Chlorine has been widely used to combat harmful bacteria in hot tubs and pools. Not only is it cost-effective, but it is the most-trusted method when it comes to hot tub and pool treatment.
Pros and Cons of Chlorine Water Treatment
Chlorine is preferable over other treatment options for a variety of reasons:
- It is more affordable and cost-effective.
- Chlorine hot tubs require less upkeep and last longer than saltwater hot tubs.
- Chlorine achieves cleanliness and oxidation levels that other chemicals and methods do not.
- Chlorine does not cause any damage to the features of hot tubs and pools.
Some cons of chlorine are:
- People with sensitivities to chlorine can experience irritation to their skin, scalp, and eyes upon exposure to a chlorine pool or hot tub.
- If there are large amounts of chlorine gas hovering over your hot tub or pool, it can be harmful to your lungs.
- Chlorine carries a very distinctive smell that some people find unpleasant.
Pros and Cons of Saltwater Treatment
In order to have a comprehensive understanding of the salt vs chlorine pool debate, it’s helpful to flesh out the pros and cons of salt water treatment in addition to the pros and cons of chlorine water treatment.
The pros of salt water treatment are:
- Though they carry chlorine, saltwater hot tubs and pools are gentler on the eyes, scalp, and skin.
- It fosters buoyancy, which can be very beneficial in the overall relaxation experience of the hot tub.
- Salt water does not produce an unpleasant odor.
The cons of salt water treatment are:
- Salt water hot tubs are expensive. Moreover, saltwater replacements are more expensive than chlorine-based systems.

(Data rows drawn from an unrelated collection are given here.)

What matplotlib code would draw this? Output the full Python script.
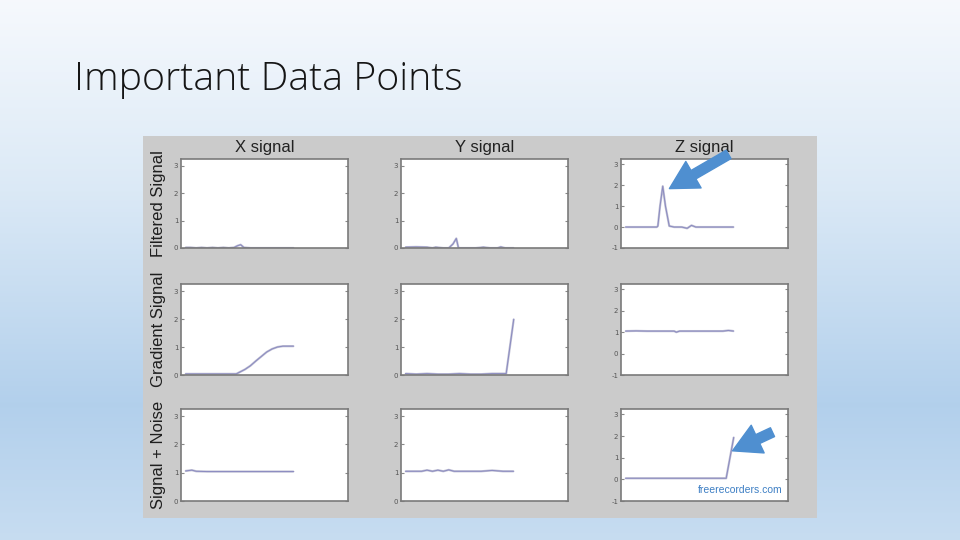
import numpy as np
import matplotlib
matplotlib.use("Agg")
import matplotlib.pyplot as plt
from matplotlib.patches import Rectangle, FancyArrowPatch

plt.rcParams["axes.unicode_minus"] = False

# ---------------- data ----------------
slide_title = "Important Data Points"
col_titles = ["X signal", "Y signal", "Z signal"]
row_labels = ["Filtered Signal", "Gradient Signal", "Signal + Noise"]
watermark = "freerecorders.com"

# sample positions (arbitrary time index) and values for each panel
x_filt_t = [0, 5, 10, 15, 20, 25, 30, 35, 40, 45, 48, 51, 54, 60, 70, 80, 90, 100]
x_filt_v = [0.02, 0.02, 0.0, 0.02, 0.0, 0.02, 0.0, 0.02, 0.0, 0.02, 0.08, 0.12, 0.02, 0.0, 0.0, 0.0, 0.0, 0.0]

y_filt_t = [0, 10, 20, 25, 28, 35, 40, 44, 47, 49, 55, 65, 72, 78, 85, 88, 92, 100]
y_filt_v = [0.03, 0.04, 0.03, 0.0, 0.03, 0.0, 0.0, 0.15, 0.35, 0.0, 0.0, 0.0, 0.03, 0.0, 0.0, 0.04, 0.0, 0.0]

z_filt_t = [0, 10, 20, 29, 30, 32, 34.5, 37, 40.5, 45, 52, 57, 61, 65, 75, 90, 100]
z_filt_v = [0.0, 0.0, 0.0, 0.0, 0.05, 1.0, 1.95, 1.0, 0.05, 0.0, 0.0, -0.06, 0.08, 0.0, 0.0, 0.0, 0.0]

x_grad_t = [0, 20, 40, 47, 55, 60, 65, 70, 75, 80, 85, 90, 100]
x_grad_v = [0.04, 0.04, 0.04, 0.04, 0.2, 0.33, 0.5, 0.66, 0.82, 0.93, 1.0, 1.03, 1.03]

y_grad_t = [0, 10, 20, 30, 40, 50, 60, 70, 80, 93, 100]
y_grad_v = [0.05, 0.03, 0.05, 0.03, 0.03, 0.05, 0.03, 0.03, 0.05, 0.05, 2.0]

z_grad_t = [0, 10, 20, 40, 45, 47, 50, 70, 90, 95, 100]
z_grad_v = [1.05, 1.06, 1.05, 1.05, 1.05, 1.0, 1.05, 1.05, 1.05, 1.08, 1.05]

x_noise_t = [0, 6, 10, 20, 40, 60, 80, 100]
x_noise_v = [1.06, 1.09, 1.05, 1.04, 1.04, 1.04, 1.04, 1.04]

y_noise_t = [0, 15, 20, 25, 30, 35, 40, 45, 50, 60, 70, 80, 90, 100]
y_noise_v = [1.05, 1.05, 1.09, 1.05, 1.09, 1.05, 1.1, 1.05, 1.05, 1.05, 1.05, 1.08, 1.05, 1.05]

z_noise_t = [0, 20, 40, 60, 80, 93, 100]
z_noise_v = [0.05, 0.05, 0.05, 0.05, 0.05, 0.05, 1.95]

series = [
    [(x_filt_t, x_filt_v), (y_filt_t, y_filt_v), (z_filt_t, z_filt_v)],
    [(x_grad_t, x_grad_v), (y_grad_t, y_grad_v), (z_grad_t, z_grad_v)],
    [(x_noise_t, x_noise_v), (y_noise_t, y_noise_v), (z_noise_t, z_noise_v)],
]
ylims_xy = (0, 3.25)
ylims_z = (-1, 3.25)
yticks_xy = [0, 1, 2, 3]
yticks_z = [-1, 0, 1, 2, 3]

# ---------------- figure ----------------
W, H = 960, 540
fig = plt.figure(figsize=(9.6, 5.4), dpi=100)

# slide background gradient
bg = fig.add_axes([0, 0, 1, 1], zorder=-10)
bg.axis("off")
stops_y = np.array([0.0, 0.35, 0.75, 1.0])
stops_c = np.array([
    [0.965, 0.976, 0.992],
    [0.86, 0.915, 0.965],
    [0.70, 0.815, 0.925],
    [0.78, 0.865, 0.945],
])
yy = np.linspace(0, 1, 256)
grad = np.stack([np.interp(yy, stops_y, stops_c[:, k]) for k in range(3)], axis=-1)
grad = np.repeat(grad[:, None, :], 4, axis=1)
bg.imshow(grad, aspect="auto", extent=[0, 1, 1, 0])
bg.set_xlim(0, 1)
bg.set_ylim(1, 0)

def fx(px):
    return px / W

def fy(py):
    return 1 - py / H

# title
fig.text(fx(74), fy(80), slide_title, fontsize=28.3, family="Open Sans",
         fontweight="light", color="#151515", va="center", ha="left")

# gray panel
fig.patches.append(Rectangle((fx(143), fy(518)), fx(817) - fx(143), fy(136) - fy(518),
                             transform=fig.transFigure, facecolor="#cbcbcb",
                             edgecolor="none", zorder=-5))

col_left = [181, 401, 621]
ax_w = 167
row_top = [159, 284, 409]
row_bot = [248, 375, 501]

line_font = "Liberation Sans"
for r in range(3):
    for c in range(3):
        l = fx(col_left[c])
        b = fy(row_bot[r])
        ax = fig.add_axes([l, b, ax_w / W, (row_bot[r] - row_top[r]) / H])
        t, v = series[r][c]
        ax.plot(t, v, color="#c0c0d4", lw=1.6, solid_capstyle="butt", zorder=1.5)
        ax.plot(t, v, color="#8a8ac0", lw=0.7, zorder=1.6)
        ax.set_xlim(-4, 150)
        if c == 2:
            ax.set_ylim(*ylims_z)
            ax.set_yticks(yticks_z)
        else:
            ax.set_ylim(*ylims_xy)
            ax.set_yticks(yticks_xy)
        ax.set_xticks([])
        ax.tick_params(axis="y", direction="in", length=2, width=0.8,
                       color="#888888", labelsize=5, labelcolor="#555555",
                       right=True, pad=2)
        for s in ax.spines.values():
            s.set_color("#7a7a7a")
            s.set_linewidth(1.2)
        ax.set_facecolor("white")
        if r == 0:
            ax.set_title(col_titles[c], fontsize=12, family=line_font,
                         color="#222222", pad=5)
        if c == 0:
            fig.text(fx(158), (fy(row_top[r]) + fy(row_bot[r])) / 2, row_labels[r],
                     rotation=90, fontsize=12, family=line_font, color="#1e1e1e",
                     ha="center", va="center")
        if r == 2 and c == 2:
            ax.text(0.97, 0.06, watermark, transform=ax.transAxes, ha="right",
                    va="bottom", fontsize=7.5, family=line_font, color="#3d7fc4")

# blue annotation arrows
arrow_color = "#4f8fd0"
for (x0, y0), (x1, y1) in [((731, 153), (667, 190)), ((775, 431), (730, 452))]:
    fig.patches.append(FancyArrowPatch(
        (x0, H - y0), (x1, H - y1), transform=None,
        arrowstyle="simple,head_width=11,head_length=10,tail_width=3.5",
        mutation_scale=2, color=arrow_color, zorder=20))

fig.savefig("out.png", dpi=100)
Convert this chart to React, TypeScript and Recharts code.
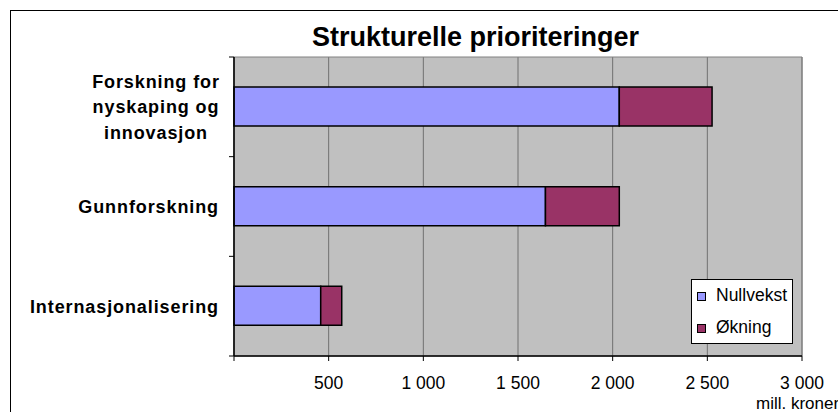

- Saltwater systems require specific maintenance that can otherwise easily create an unsanitary environment. For example, when the water temperature falls below 60 degrees F, the system has a difficult time producing adequate chlorine. Therefore, bacteria is more likely to form.
- Salt is a catalyst for rust and corrosion. Thus, it’s likely to damage your hot tubs and pools.
Salt Water vs Chlorine Pool
So with the pros and cons of both chlorine and salt water treatments, what exactly makes chlorine hot tubs better than salt water hot tubs?
Though chlorine may have its drawbacks, when it comes to the saltwater vs chlorine debate, chlorine proves to be the more cost-effective and safer option:
- Chlorine requires less upkeep.
- Chlorine hot tubs last longer than salt water hot tubs.
- Chlorine is more affordable and cost-effective. Saltwater systems are more complicated to install, thus entailing high installation and maintenance fees. Not to mention, saltwater replacements are more expensive than updating chlorine-based hot tubs.
- Saltwater pools have less chlorine levels than actual chlorine-based pools. Thus, the likelihood of bacteria and viruses forming is higher in saltwater pools and hot tubs.
Saltwater is more prone to cause corrosion, so you’re likely to see more wear and tear to your hot tub and pool.
Though the saltwater vs chlorine pool debate brings up several key factors, chlorine is still the most trusted, widely used, and best option for pool safety and maintenance.
It’s been used for pool and hot tub treatment for over 100 years.
Not only does it preserve the features of your hot tub, but chlorine also provides more financial and operational relief than salt water hot tubs.